Geesthacht. Am Institut für Maritime Energiesysteme in Geesthacht wird an wasserstoffbasierten Energieträgern gearbeitet. Die Zukunftspläne.
Ein Gebäude, das Büroräume für 250 Wissenschaftler bietet, eine Halle, in der an Wasserstofftechnologien getüftelt werden kann, und ein Forschungsschiff, mit dem die neuen Energieträger getestet werden – das ist sehr vereinfacht der äußere Rahmen des im Juni offiziell gegründeten Instituts für Maritime Energiesysteme des Deutschen Zentrums für Luft- und Raumfahrt. Seit Juli wird es auf dem Gelände des Helmholtz-Zentrums Geesthacht aufgebaut. Es ist die weltweit erste Forschungseinrichtung, die gesamtheitliche Lösungen zur Emissionsreduktion und Dekarbonisierung, also die Umstellung auf einen möglichst kohlenstofffreien Energieträger, in der Schifffahrt entwickelt.

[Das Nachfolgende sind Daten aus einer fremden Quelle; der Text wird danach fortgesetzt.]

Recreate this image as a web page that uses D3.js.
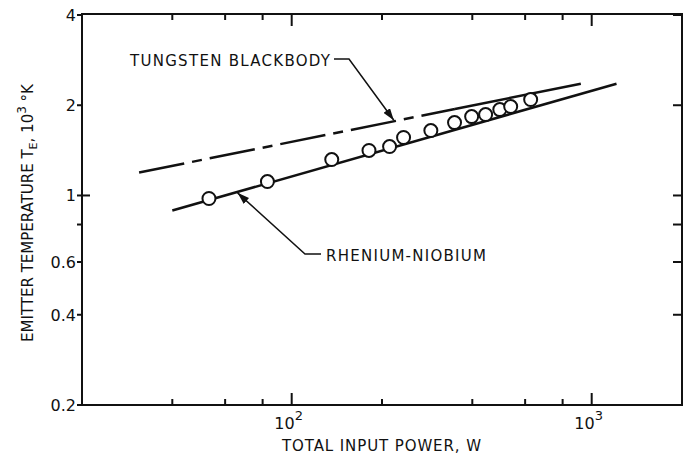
<!DOCTYPE html>
<html><head><meta charset="utf-8">
<script src="https://cdn.jsdelivr.net/npm/d3@7/dist/d3.min.js"></script>
<style>
body{margin:0;background:#fff;}
text{font-family:"DejaVu Sans","Noto Sans",sans-serif;fill:#111;}
</style></head>
<body><svg id="c" width="688" height="462"></svg>
<script>
// data
const powerW = [53, 83, 136, 181, 212, 236, 291, 349, 398, 443, 494, 537, 626];
const tempK3 = [0.977, 1.113, 1.318, 1.413, 1.456, 1.561, 1.647, 1.75, 1.833, 1.862, 1.934, 1.98, 2.089];
const rheniumLine = [[40, 0.891], [1210, 2.36]];
const blackbodyLine = [[31, 1.193], [920, 2.36]];
const blackbodyDashedUntil = 350;
const xTicks = [40, 60, 80, 100, 200, 400, 600, 800, 1000];
const xMajor = [100, 1000];
const yTicks = [0.2, 0.4, 0.6, 0.8, 1, 2, 4];
const yLabels = [0.2, 0.4, 0.6, 1, 2, 4];
const rheniumArrowAt = 66;
const blackbodyArrowAt = 219;

const svg = d3.select("#c");
const L = 82, R = 682, T = 14, B = 405;
const x = d3.scaleLog().domain([20, 2000]).range([L, R]);
const y = d3.scaleLog().domain([0.2, 4]).range([B, T + 1]);

svg.append("defs").append("marker").attr("id", "ah")
  .attr("viewBox", "0 0 12 8").attr("refX", 12).attr("refY", 4)
  .attr("markerWidth", 12).attr("markerHeight", 8).attr("markerUnits", "userSpaceOnUse")
  .attr("orient", "auto")
  .append("path").attr("d", "M0,0 L12,4 L0,8 Z").attr("fill", "#111");

// frame
svg.append("rect").attr("x", L).attr("y", T).attr("width", R - L).attr("height", B - T)
  .attr("fill", "none").attr("stroke", "#111").attr("stroke-width", 2);

// x ticks (bottom and top, inward)
const xt = svg.append("g");
xTicks.forEach(v => {
  const len = xMajor.includes(v) ? 12 : 6;
  xt.append("line").attr("x1", x(v)).attr("x2", x(v)).attr("y1", B).attr("y2", B - len)
    .attr("stroke", "#111").attr("stroke-width", 2);
  xt.append("line").attr("x1", x(v)).attr("x2", x(v)).attr("y1", T).attr("y2", T + len)
    .attr("stroke", "#111").attr("stroke-width", 2);
});
xMajor.forEach(v => {
  const t = svg.append("text").attr("x", x(v) - 3).attr("y", 429).attr("text-anchor", "middle")
    .attr("font-size", 16);
  t.append("tspan").text("10");
  t.append("tspan").attr("dy", -9).attr("font-size", 13).text(Math.round(Math.log10(v)));
});

// y ticks
yTicks.forEach(v => {
  svg.append("line").attr("x1", L - 5).attr("x2", L + (v === 1 ? 8 : 0)).attr("y1", y(v)).attr("y2", y(v))
    .attr("stroke", "#111").attr("stroke-width", 2);
  svg.append("line").attr("x1", R).attr("x2", R - 9).attr("y1", y(v)).attr("y2", y(v))
    .attr("stroke", "#111").attr("stroke-width", 2);
});
yLabels.forEach(v => {
  svg.append("text").attr("x", L - 6).attr("y", y(v) + 6).attr("text-anchor", "end")
    .attr("font-size", 16).text(v);
});

// axis titles
svg.append("text").attr("x", 282).attr("y", 451)
  .attr("font-size", 15).attr("textLength", 199).attr("lengthAdjust", "spacing")
  .text("TOTAL INPUT POWER,  W");
const yt = svg.append("text").attr("transform", "translate(33,213) rotate(-90)")
  .attr("text-anchor", "middle").attr("font-size", 15);
yt.append("tspan").text("EMITTER TEMPERATURE T");
yt.append("tspan").attr("dy", 4).attr("font-size", 11).text("E");
yt.append("tspan").attr("dy", -4).text(", 10");
yt.append("tspan").attr("dy", -7).attr("font-size", 12).text("3");
yt.append("tspan").attr("dy", 7).text("  \u00B0K");

const line = d3.line().x(d => x(d[0])).y(d => y(d[1]));
function interpLog(seg, v) {
  const [a, b] = seg;
  const t = (Math.log(v) - Math.log(a[0])) / (Math.log(b[0]) - Math.log(a[0]));
  return Math.exp(Math.log(a[1]) + t * (Math.log(b[1]) - Math.log(a[1])));
}

// blackbody line: dashed part then solid
const bbMid = [blackbodyDashedUntil, interpLog(blackbodyLine, blackbodyDashedUntil)];
svg.append("path").attr("d", line([blackbodyLine[0], bbMid])).attr("fill", "none")
  .attr("stroke", "#111").attr("stroke-width", 2.5).attr("stroke-dasharray", "46,8,10,8");
svg.append("path").attr("d", line([bbMid, blackbodyLine[1]])).attr("fill", "none")
  .attr("stroke", "#111").attr("stroke-width", 2.5);

// rhenium line
svg.append("path").attr("d", line(rheniumLine)).attr("fill", "none")
  .attr("stroke", "#111").attr("stroke-width", 2.5);

// points
svg.append("g").selectAll("circle").data(powerW).join("circle")
  .attr("cx", d => x(d)).attr("cy", (d, i) => y(tempK3[i])).attr("r", 6.5)
  .attr("fill", "#fff").attr("stroke", "#111").attr("stroke-width", 2);

// annotations
svg.append("text").attr("x", 130).attr("y", 66).attr("font-size", 15)
  .attr("textLength", 200).attr("lengthAdjust", "spacing").text("TUNGSTEN BLACKBODY");
const bx = x(blackbodyArrowAt), by = y(interpLog(blackbodyLine, blackbodyArrowAt));
svg.append("path").attr("d", `M334,59 L349,59 L${bx},${by - 1}`).attr("fill", "none")
  .attr("stroke", "#111").attr("stroke-width", 1.5).attr("marker-end", "url(#ah)");

svg.append("text").attr("x", 326).attr("y", 261).attr("font-size", 15)
  .attr("textLength", 160).attr("lengthAdjust", "spacing").text("RHENIUM-NIOBIUM");
const rx = x(rheniumArrowAt), ry = y(interpLog(rheniumLine, rheniumArrowAt));
svg.append("path").attr("d", `M321,254 L305,254 L${rx},${ry + 1}`).attr("fill", "none")
  .attr("stroke", "#111").attr("stroke-width", 1.5).attr("marker-end", "url(#ah)");
</script></body></html>
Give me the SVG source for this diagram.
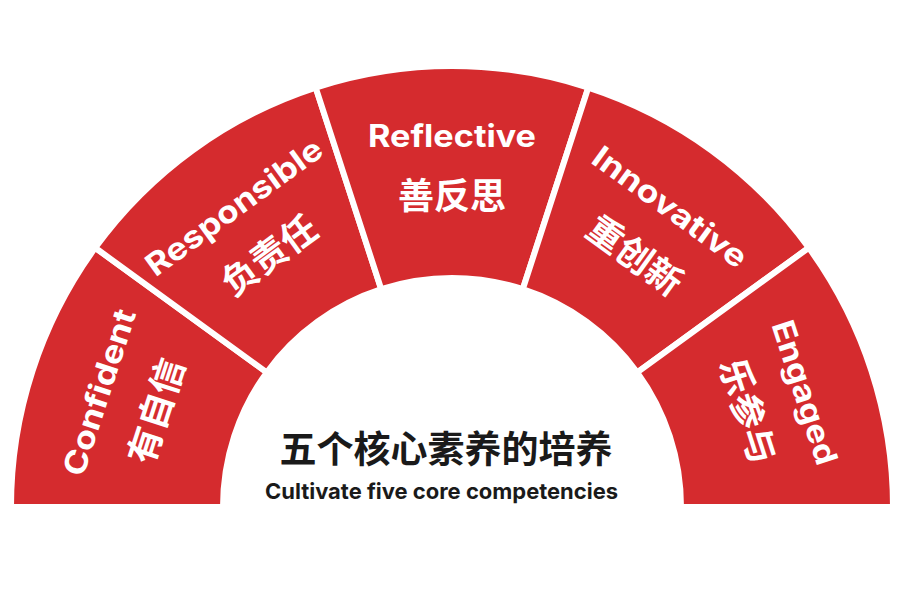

In Geesthacht wird an der grünen Schifffahrt gearbeitet
Dr. Alexander Dyck ist kommissarischer Leiter des Instituts. Er verantwortet den Aufbau der Einrichtung und ist auch für das Team zuständig, das sich aus Wissenschaftlern verschiedener Bereiche wie Chemikern, Physikern, Schiffbauern, Softwareingenieuren und einem Kapitän zusammensetzt. Alle gemeinsam haben ein Ziel: Den bisherigen Treibstoff Schweröl, mit dem die meisten Schiffe noch unterwegs sind, durch einen wasserstoffbasierten Energieträger zu ersetzen, um so die Klimaziele zu erreichen.
Der Zeitplan steht. „Wir haben im Grunde keine Zeit zu verlieren“, sagt Dyck. Vor dem Hintergrund des Klimaabkommens dürfen von 2035 an nur noch emissionsfreie Schiffe neu starten, und bis 2050 muss der Schiffsverkehr den CO2-Ausstoß um mindestens 80 Prozent reduzieren. „Das ist ambitioniert“, sagt Dyck. Denn noch seien viele Herausforderungen, wie die Langzeitstabilität von Brennstoffzellen, wissenschaftlich nicht gesichert.
Bis 2050 muss der Schiffsverkehr den CO2-Ausstoß deutlich reduzieren
Die große Frage ist, für welchen wasserstoffbasierten Energieträger man sich entscheidet. Vier Möglichkeiten sind denkbar: flüssiger oder an Metallhydriden gebundener Wasserstoff, Ammoniak, Methanol oder LOHC (Liquid Organic Hydrogen Carriers, also flüssige organische Wasserstoffträger). Dyck: „Wir hoffen, der Industrie in fünf Jahren die ersten Antworten liefern zu können, in welche Richtung sie gehen sollte.“ Dabei geht es den Wissenschaftlern nicht nur darum, Schiffsneubauten mit dem alternativen Energieträger auszustatten, sondern auch zu prüfen, wie ältere Schiffe umgerüstet werden können.
Auch interessant:
Um zu erproben, ob die Energieträger an Bord bei allen Klimabedingungen funktionieren, soll ein Forschungsschiff auf der Basis eines sogenannten SWATH (Small Waterplan Area Twin Hull) verwendet werden, um Testfahrten in kalte und warme Gewässer zu unternehmen. Ein SWATH hat, wie auch viele moderne Lotsenboote, zwei Rümpfe von besonderer Form und ist besonders unempfindlich gegen Seegang. „Als Heimathafen können wir uns Lauenburg oder Geesthacht gut vorstellen“, sagt Dyck. Er hofft, dass 2021 die Entscheidung zum Bau fällt und Anfang 2023 das Schiff fertig zum Auslaufen ist.